Palermo – Svolta nell’inchiesta sull’uccisione dell’agente Nino Agostino e della moglie Ida Castelluccio, in stato di gravidanza all’epoca dei fatti. Il procuratore generale Roberto Scarpinato ha inviato un avviso di chiusura indagine, che prelude a una richiesta di rinvio a giudizio per i boss Nino Madonia e Gaetano Scotto e per Francesco Paolo Rizzuto, amico della vittima, quest’ultimo indagato per favoreggiamento.
Agostino e la moglie furono assassinati davanti alla loro casa di villeggiatura a Viallagrazia di Carini la sera del 5 agosto 1989. In questi 31 anni l’inchiesta si è dovuta confrontare con molte ombre e con tentativi di depistaggio contro i quali si è battuto il padre di Nino, Vincenzo Agostino. L’avviso di chiusura indagini è per il sindaco Leoluca Orlando “una fioca luce in fondo a un lungo e triste tunnel lungo 31 anni”.

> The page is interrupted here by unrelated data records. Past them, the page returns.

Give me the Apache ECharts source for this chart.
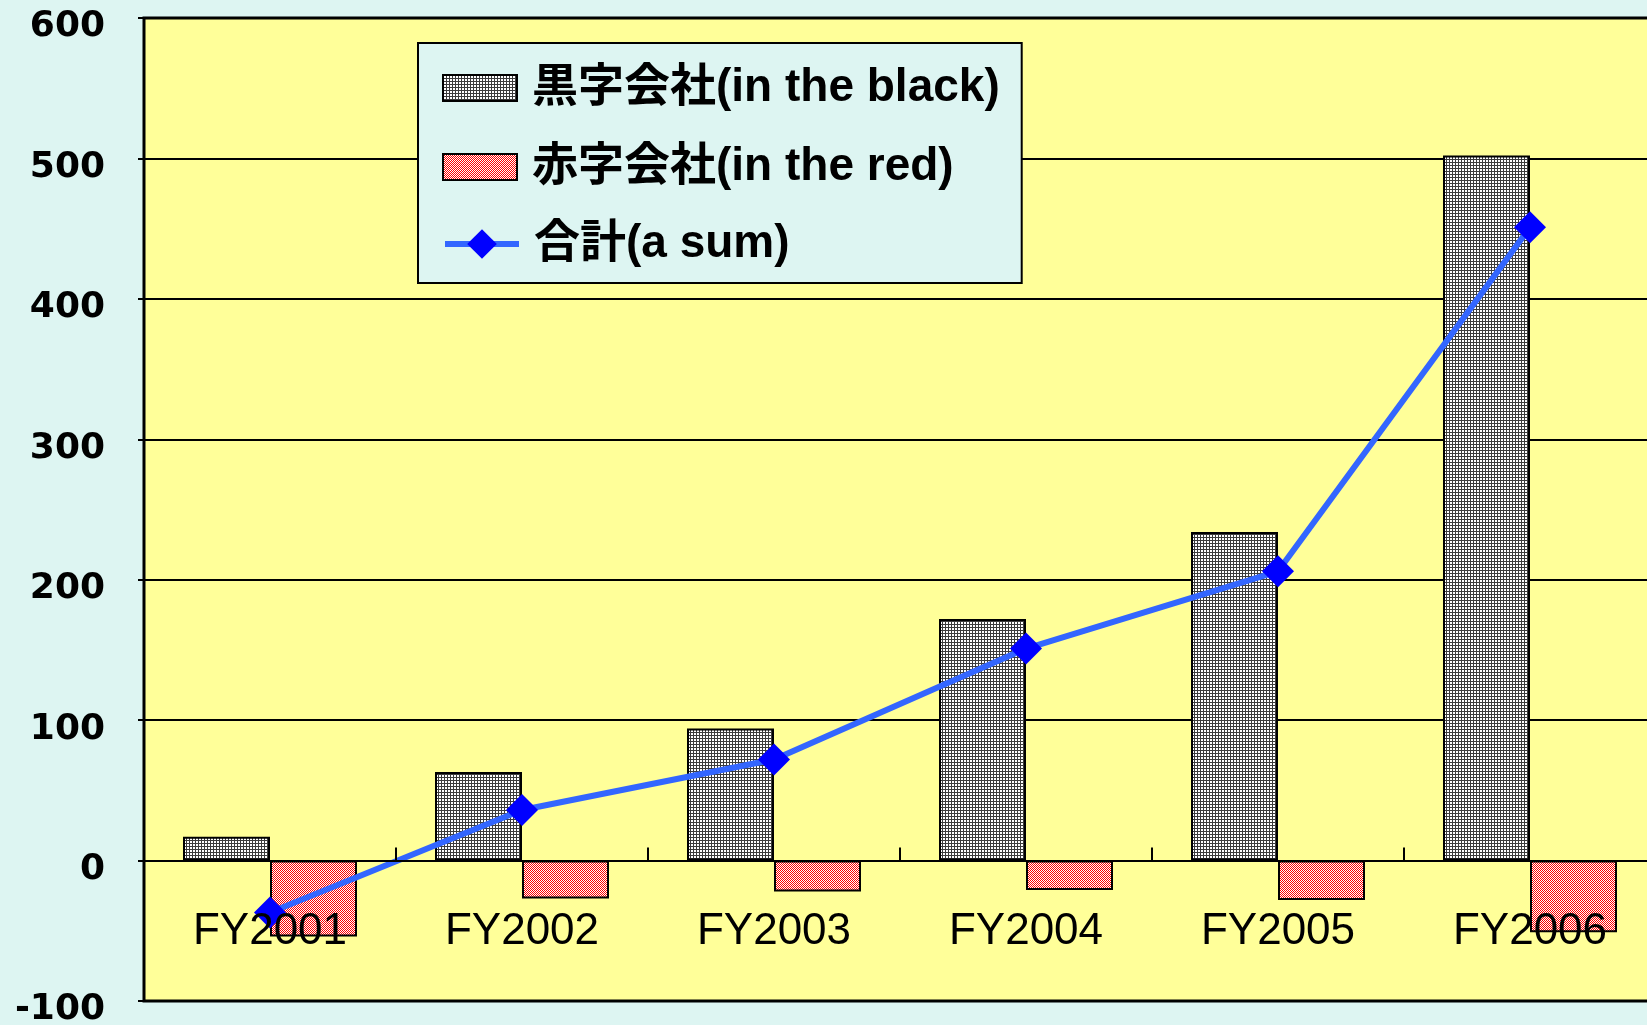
<!DOCTYPE html>
<html><head><meta charset="utf-8">
<script src="https://cdn.jsdelivr.net/npm/echarts@6/dist/echarts.min.js"></script>
<style>html,body{margin:0;padding:0;background:#DDF5F2;}#c{width:1647px;height:1025px;}</style>
</head><body><div id="c"></div>
<script>
const categories = ['FY2001', 'FY2002', 'FY2003', 'FY2004', 'FY2005', 'FY2006'];
const blackValues = [17, 63, 94, 172, 234, 502];
const redValues = [-54, -27, -22, -21, -28, -51];
const sumValues = [-37, 36, 72, 151, 206, 451];
const seriesNames = ['黒字会社(in the black)', '赤字会社(in the red)', '合計(a sum)'];
const yMin = -100, yMax = 600, yStep = 100;

function gridPattern() {
  const c = document.createElement('canvas'); c.width = 3; c.height = 3;
  const g = c.getContext('2d');
  g.fillStyle = '#ffffff'; g.fillRect(0, 0, 3, 3);
  g.fillStyle = '#3c3c3c'; g.fillRect(0, 0, 3, 1); g.fillRect(0, 0, 1, 3);
  return c;
}
function checkPattern() {
  const c = document.createElement('canvas'); c.width = 2; c.height = 2;
  const g = c.getContext('2d');
  g.fillStyle = '#ffffff'; g.fillRect(0, 0, 2, 2);
  g.fillStyle = '#ff0000'; g.fillRect(0, 0, 1, 1); g.fillRect(1, 1, 1, 1);
  return c;
}
const blackFill = { image: gridPattern(), repeat: 'repeat' };
const redFill = { image: checkPattern(), repeat: 'repeat' };

const legendText = { fontSize: 46, fontWeight: 'bold', color: '#000',
  fontFamily: '"Liberation Sans", "Noto Sans CJK JP", sans-serif', padding: [0, 0, 0, 10] };

const chart = echarts.init(document.getElementById('c'), null, { renderer: 'canvas' });
chart.setOption({
  backgroundColor: '#DDF5F2',
  animation: false,
  grid: {
    left: 144, top: 18, right: -9, bottom: 24,
    containLabel: false, outerBoundsMode: 'none',
    show: true, backgroundColor: '#FFFF99', borderColor: '#000', borderWidth: 3
  },
  legend: [{
    orient: 'vertical', left: 418, top: 43,
    backgroundColor: '#DDF5F2', borderColor: '#000', borderWidth: 2,
    padding: [22, 22, 93, 24],
    icon: 'rect',
    itemWidth: 74, itemHeight: 26, itemGap: 33,
    textStyle: legendText,
    data: [seriesNames[0], seriesNames[1]]
  }, {
    orient: 'vertical', left: 442, top: 221,
    padding: 0,
    itemWidth: 74, itemHeight: 37,
    lineStyle: { width: 6 },
    textStyle: legendText,
    data: [seriesNames[2]]
  }],
  xAxis: {
    type: 'category', data: categories, z: 10,
    axisLine: { onZero: true, lineStyle: { color: '#000', width: 2 } },
    axisTick: { show: true, inside: true, length: 13, lineStyle: { color: '#000', width: 2 } },
    axisLabel: { margin: -91, fontSize: 44, color: '#000', fontFamily: '"Liberation Sans", sans-serif' },
    splitLine: { show: false }
  },
  yAxis: {
    type: 'value', min: yMin, max: yMax, interval: yStep,
    axisLine: { show: false },
    axisTick: { show: true, length: 6, lineStyle: { color: '#000', width: 2 } },
    axisLabel: { margin: 39, fontSize: 36, fontWeight: 'bold', color: '#000',
      fontFamily: '"DejaVu Sans", sans-serif', verticalAlign: 'top', lineHeight: 18 },
    splitLine: { show: true, lineStyle: { color: '#000', width: 2 } }
  },
  series: [
    { name: seriesNames[0], type: 'bar', data: blackValues, barWidth: 87, barGap: '0%',
      itemStyle: { color: blackFill, borderColor: '#000', borderWidth: 2 } },
    { name: seriesNames[1], type: 'bar', data: redValues, barWidth: 87, barGap: '0%',
      itemStyle: { color: redFill, borderColor: '#000', borderWidth: 2 } },
    { name: seriesNames[2], type: 'line', data: sumValues, z: 5,
      symbol: 'diamond', symbolSize: 32,
      lineStyle: { color: '#3366FF', width: 6 },
      itemStyle: { color: '#0000FF' } }
  ]
});
</script></body></html>
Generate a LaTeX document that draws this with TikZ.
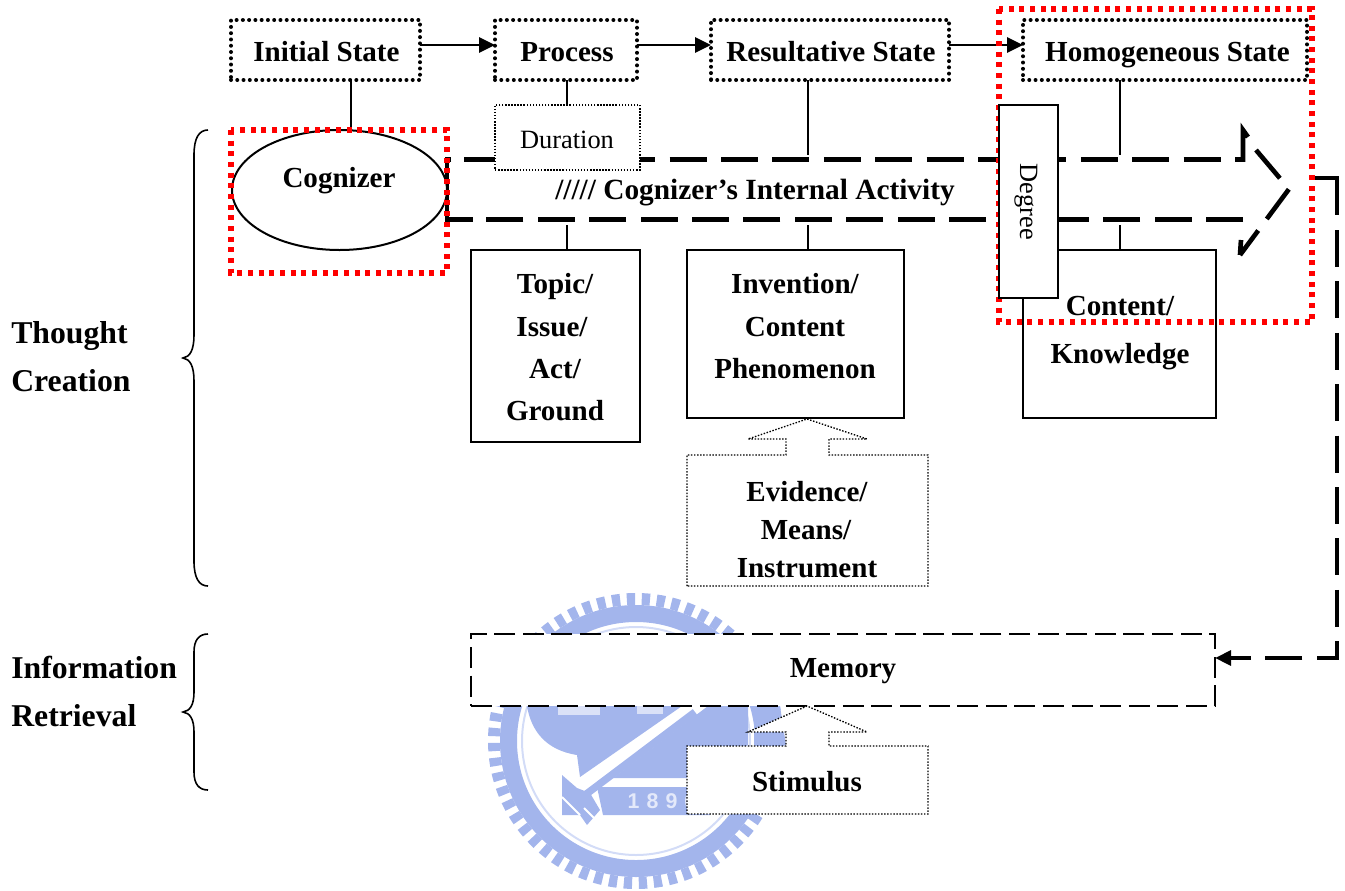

L’inchiesta sull’uccisione, 31 anni fa, dell’agente Nino Agostino e della moglie Ida Castelluccio non è mai riuscita a illuminare il fosco scenario dell’agguato. Gli investigatori si sono trovati di fronte a possibili depistaggi e a interventi fuorvianti di altri pezzi delle istituzioni. A lungo è stata passata al setaccio la figura di un poliziotto legato ai servizi segreti, Giovanni Aiello, conosciuto come «faccia da mostro» per una cicatrice al volto e morto nel 2017. Era sospettato, anche su indicazione del padre di Agostino, di avere avuto un ruolo ambiguo sulla scena del delitto. Avrebbe cercato Nino Agostino una settimana prima del delitto. Un altro poliziotto, Guido Paolilli, è stato indagato (la posizione è stata poi archiviata) per favoreggiamento in seguito alla scomparsa di carte e appunti della vittima acquisiti nei frenetici momenti seguiti all’agguato. Secondo il gip Maria Pino, avrebbe contribuito alla «negativa alterazione del contesto» dell’omicidio.
Nino Agostino si occupava, tra l’altro, della caccia ai latitanti. In qualche passaggio dell’inchiesta emerge la sua presenza sulla scogliera dell’Addaura, nel giugno 1989, dopo la scoperta di una bomba destinata al giudice Giovanni Falcone.
A lungo la famiglia Agostino ha cercato di spingere le indagini lungo la pista dei depistaggi. Il padre Vincenzo si è fatto crescere la barba. La moglie Augusta Schiera, morta l’anno scorso, aveva detto: «Voglio che sulla mia tomba si scriva: qui giace una madre in attesa di giustizia».